The Year 1771 brings together campus resources, supported by UH's REACH program, the 2024 SIPHDH program, and upcoming collaborations with UH-Sugarland UI/UX undergrads and the Rowan Writing Internship. However, the primary support comes from the Digital Humanities Core Facility (DHCF) and the DRC staff, particularly for the essential technical component: Optical Character Recognition (OCR).

"OCR is how the sausage gets made," Mazella said. OCR is the process that converts scanned pages of 18th-century print into searchable text, which can then be measured, analyzed, and visualized. But it's not magic. Errors from old typefaces, damaged originals, and digital distortions make the process messy.

"It's always a recursive project," Mazella explains. "You just loop back and forth… You learn what the characteristic mistakes are going to be."

Now, the project's methods are being taught to students outside the research team. This summer, UH's DHCF is launching a new micro-credential course, Textual Recovery: OCR Processing Techniques. Designed for students without experience, the course trains them to convert documents into usable text, while learning what gets lost (or added) in translation.

Mazella is incorporating similar methods into his Introduction to Literary Studies class, where students will apply OCR techniques to works by Phyllis Wheatley, Benjamin Franklin, and Olaudah Equiano.

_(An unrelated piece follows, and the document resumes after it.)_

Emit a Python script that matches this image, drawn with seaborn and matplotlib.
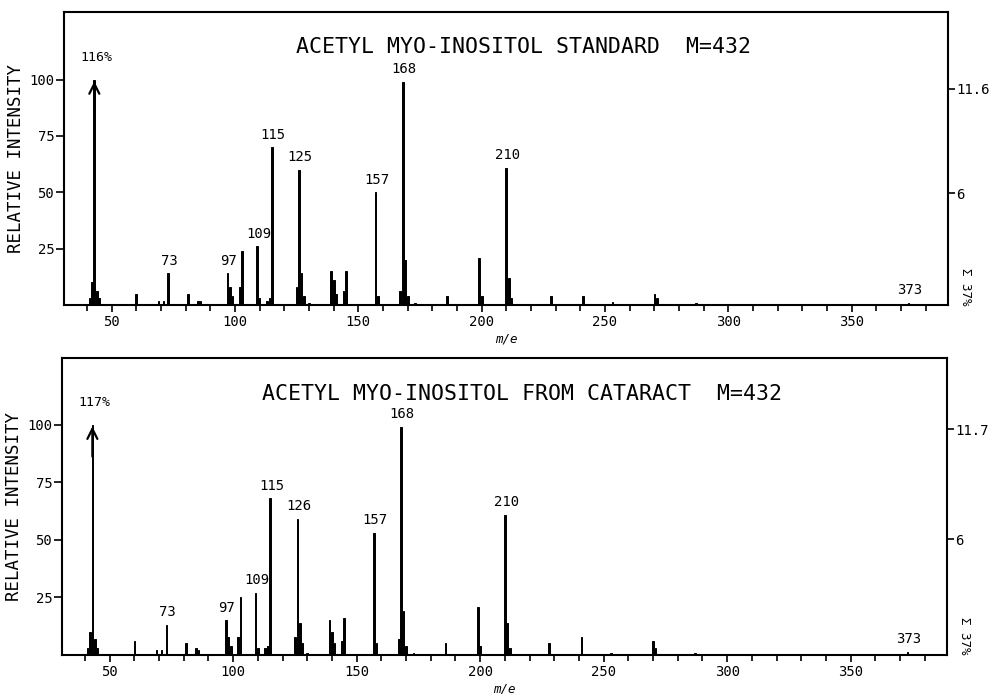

"Research is risk-taking," Mazella said. "The success I've had has largely been because the students I've recruited visibly, dramatically improved from doing it."

"You're not going to make mistakes. You're just going to get tired," he continued. "What I will say is that the effort does pay off. It ends up giving you an insight into more than one thing—it gives you insight into lots of different issues, historical and present. It will, I think, change your attitude about the media."